Senza vergogna e senza precedenti
Renzi a servizio della Ferrari
Il nuovo duce e il capofila dei manager italiani si scambiano sperticati elogi

“Grazie a Marchionne, che con la quotazione della Ferrari ha inviato un bellissimo messaggio all'Italia”. “Grazie al premier Renzi per aver trovato il tempo di venire qui nonostante un'agenda fitta di impegni”: si sprecavano i ringraziamenti reciproci e gli elogi sperticati, il 4 gennaio davanti alla Borsa di Milano, tra il nuovo duce Renzi e il capofila dei manager italiani Marchionne, convenuti insieme ai vertici della Fca (ex Fiat), a battezzare il debutto della Ferrari in Piazza Affari.
La Ferrari è un mito nel mondo? E io me lo intesto, si è detto Renzi, sempre abilissimo a sponsorizzare qualsiasi evento gli torni mediaticamente vantaggioso, che si tratti di eventi sportivi, di spettacolo o altro. Magari creandoseli egli stesso mettendo la firma finale a lavori decisi da altri e da anni, come ha fatto con l'Expo e, solo pochi giorni prima, con l'inaugurazione della variante di valico e i restauri di Pompei. Con lo stesso opportunismo furbastro con cui si eclissa nel pieno di vicende mediaticamente negative e “gufesche”, come lo scandalo della Banca Etruria. Anche la cerimonia dell'esordio in Borsa della Ferrari si prestava quindi alla perfezione per metterci sopra il cappello, e anche per rinsaldare i suoi legami ferro con Marchionne, intestandosi anzi il merito, a dimostrazione di ciò, di essere stato lui stesso a chiedere all'amministratore delegato di Fca di quotare la Ferrari anche in Italia, quando a ottobre la casa di Maranello fu fatta debuttare alla Borsa di New York.

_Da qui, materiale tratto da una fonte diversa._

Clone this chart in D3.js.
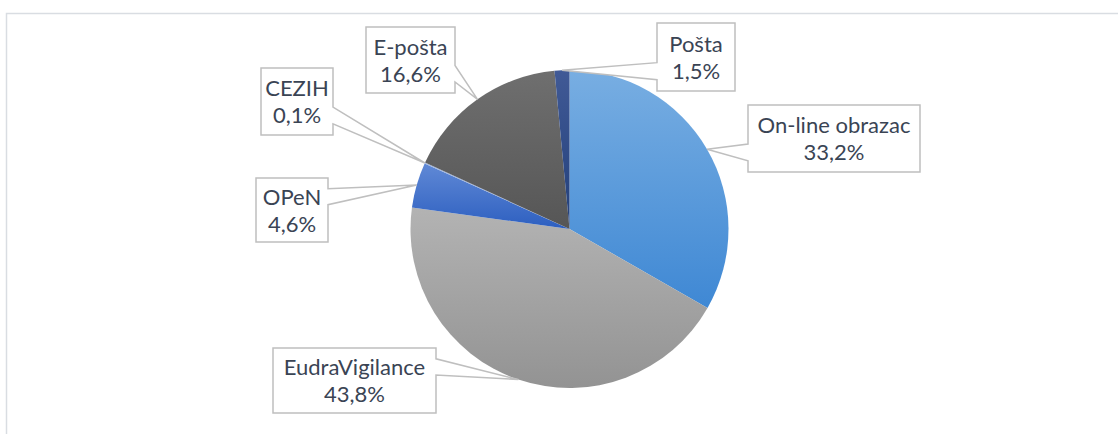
<!DOCTYPE html>
<html>
<head>
<meta charset="utf-8">
<script src="https://cdn.jsdelivr.net/npm/d3@7"></script>
<style>
  html, body { margin: 0; padding: 0; background: #fff; overflow: hidden; }
  svg { display: block; }
</style>
</head>
<body>
<div id="chart"></div>
<script>
(function() {
    // data
    const categories = ['On-line obrazac', 'EudraVigilance', 'OPeN', 'CEZIH', 'E-pošta', 'Pošta'];
    const shares = [33.2, 43.8, 4.6, 0.1, 16.6, 1.5];

    // slice fills: [top colour, bottom colour] of each gradient
    const fills = [
        ['#78aee2', '#3f88d4'],
        ['#b3b3b3', '#939393'],
        ['#6089d6', '#2d5fc0'],
        ['#9fb6e0', '#8aa4d4'],
        ['#6f6f6f', '#565656'],
        ['#415a96', '#223f7a']
    ];

    // callout boxes (left, top, width, height)
    const boxes = [
        { x: 748, y: 105, w: 172, h: 67 },
        { x: 273, y: 348, w: 163, h: 65 },
        { x: 256, y: 178, w: 72, h: 64 },
        { x: 261, y: 68, w: 72, h: 67 },
        { x: 366, y: 27, w: 89, h: 66 },
        { x: 657, y: 23, w: 78, h: 68 }
    ];

    const width = 1118, height = 434;
    const cx = 569.5, cy = 229, r = 159;

    let svg = d3.select('#chart')
        .append('svg')
        .attr('width', width)
        .attr('height', height);

    // chart area frame
    svg.append('rect')
        .attr('x', 6.5)
        .attr('y', 13.5)
        .attr('width', 1120)
        .attr('height', 440)
        .attr('fill', 'none')
        .attr('stroke', '#d9dde2')
        .attr('stroke-width', 1.5);

    let defs = svg.append('defs');
    fills.forEach((f, i) => {
        let g = defs.append('linearGradient')
            .attr('id', 'grad' + i)
            .attr('x1', 0).attr('y1', 0)
            .attr('x2', 0).attr('y2', 1);
        g.append('stop').attr('offset', '0%').attr('stop-color', f[0]);
        g.append('stop').attr('offset', '100%').attr('stop-color', f[1]);
    });

    let pie = d3.pie()
        .sort(null)
        .value(d => d);
    let arcs = pie(shares);
    let arc = d3.arc()
        .innerRadius(0)
        .outerRadius(r);

    let g = svg.append('g')
        .attr('transform', 'translate(' + cx + ',' + cy + ')');

    g.selectAll('.slice')
        .data(arcs)
        .enter()
        .append('path')
        .attr('class', 'slice')
        .attr('d', arc)
        .attr('fill', (d, i) => 'url(#grad' + i + ')');

    // wedge callout like the office preset
    function callout(b, tx, ty) {
        let l = b.x, t = b.y, rr = b.x + b.w, bb = b.y + b.h;
        let hc = b.x + b.w / 2, vc = b.y + b.h / 2;
        let dxPos = tx - hc, dyPos = ty - vc;
        let dq = dxPos * b.h / b.w;
        let dz = Math.abs(dyPos) - Math.abs(dq);
        let x1 = l + b.w * (dxPos > 0 ? 7 : 2) / 12;
        let x2 = l + b.w * (dxPos > 0 ? 10 : 5) / 12;
        let y1 = t + b.h * (dyPos > 0 ? 7 : 2) / 12;
        let y2 = t + b.h * (dyPos > 0 ? 10 : 5) / 12;
        let p = d3.path();
        p.moveTo(l, t);
        if (dz > 0) {
            if (dyPos > 0) {
                p.lineTo(rr, t); p.lineTo(rr, bb); p.lineTo(x2, bb);
                p.lineTo(tx, ty); p.lineTo(x1, bb); p.lineTo(l, bb);
            } else {
                p.lineTo(x1, t); p.lineTo(tx, ty); p.lineTo(x2, t);
                p.lineTo(rr, t); p.lineTo(rr, bb); p.lineTo(l, bb);
            }
        } else {
            if (dxPos > 0) {
                p.lineTo(rr, t); p.lineTo(rr, y1); p.lineTo(tx, ty);
                p.lineTo(rr, y2); p.lineTo(rr, bb); p.lineTo(l, bb);
            } else {
                p.lineTo(rr, t); p.lineTo(rr, bb); p.lineTo(l, bb);
                p.lineTo(l, y2); p.lineTo(tx, ty); p.lineTo(l, y1);
            }
        }
        p.closePath();
        return p.toString();
    }

    let fmt = v => d3.format('.1f')(v).replace('.', ',') + '%';

    let labels = svg.append('g')
        .attr('font-family', 'Lato, "Open Sans", sans-serif')
        .attr('fill', '#3a4454');

    // size the label font so that it spans like the reference
    let probe = labels.append('text')
        .attr('font-size', 100)
        .text('EudraVigilance');
    let fontSize = 100 * 141.5 / probe.node().getComputedTextLength();
    probe.remove();

    arcs.forEach((d, i) => {
        let a = (d.startAngle + d.endAngle) / 2;
        let tx = cx + r * Math.sin(a);
        let ty = cy - r * Math.cos(a);
        let b = boxes[i];
        labels.append('path')
            .attr('d', callout(b, tx, ty))
            .attr('fill', '#fff')
            .attr('stroke', '#bfbfbf')
            .attr('stroke-width', 1.5)
            .attr('stroke-linejoin', 'miter');
        let mx = b.x + b.w / 2, my = b.y + b.h / 2;
        labels.append('text')
            .attr('x', mx)
            .attr('y', my - 5.5)
            .attr('text-anchor', 'middle')
            .attr('font-size', fontSize)
            .text(categories[i]);
        labels.append('text')
            .attr('x', mx)
            .attr('y', my + 21.7)
            .attr('text-anchor', 'middle')
            .attr('font-size', fontSize)
            .text(fmt(shares[i]));
    });
})();
</script>
</body>
</html>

Un favore che Marchionne gli ha fatto volentieri e che non gli costa nulla, visto che tanto la sede legale della Ferrari è in Olanda e le sue azioni ben piantate a Wall Street, mentre Milano è solo una piazza secondaria, più di rappresentanza che altro. Del resto Renzi l'aveva già detto, con la solita aria di sufficienza, in occasione del trasferimento della sede legale di Fca nel Regno Unito e del suo centro direzionale negli Stati Uniti, mentre paga le tasse in Olanda: “Per me non è importante dove si trova il quartiere generale finanziario e delle attività. Per me la cosa importante è mantenere il made in Italy. Non è importante se a Wall Street o a Amsterdam. Quello che è assolutamente importante è l’aumento dei posti di lavoro in Italia”. Che poi si tratti di posti di lavoro a scadenza come le mozzarelle e senza garanzie sindacali, mascherati da posti a tempo indeterminato ma pagati dalla collettività attraverso gli sgravi fiscali del Jobs Act di cui anche Marchionne si è valso a man bassa, questo Renzi si è guardato bene dal dirlo.
Basti pensare che Renzi non si è nemmeno degnato di intervenire alle quotazioni in Borsa di due tra le più importanti società pubbliche da lui stesso messe recentemente sul mercato, Fincantieri e Poste Italiane, mentre ha voluto presenziare a tutti i costi alla festa di Marchionne, che si è portato la Fiat oltreoceano, per capire di che pasta è fatto il nuovo duce di Palazzo Chigi
D'altra parte Marchionne – che avesse già deciso autonomamente o no la quotazione di Ferrari a Piazza Affari - doveva pur ringraziarlo, per il Jobs Act e i molti altri servigi ricevuti dal suo amico premier, che difatti non ha mancato da parte sua di vantarsene, snocciolandoli uno dietro l'altro dal podio: “L'agenda politica del 2015 – ha detto infatti il neoduce con sussiego – era fatta di articolo 18, di legge di Stabilità, di riforma costituzionale, di abbassamento dell'Irap sul costo del lavoro, dell'Imu, della Tasi, tutte questioni che non riguardano più la politica perché sono state affrontate. La politica deve fare molto anche nel 2016, ma con la consapevolezza che l’Italia c’è e non deve aver paura del mondo. Questo è il messaggio che ci deve dare la quotazione Ferrari”.
Musica per le orecchie del capofila dei manager liberisti, antioperai e antisindacali italiani, che riconoscendo nel nuovo duce il realizzatore politico instancabile e indefesso della sua dottrina economica e sindacale di stampo mussoliniano, si è unito all'ovazione della platea intonando un sonoro “grazie a Renzi per quello che sta facendo per l'Italia”! Un idillio, quello tra il servo e il padrone Piazza Affari, senza vergogna e senza precedenti, se non forse quello tra Mussolini, Valletta e Agnelli durante le visite del duce del fascismo alla Fiat.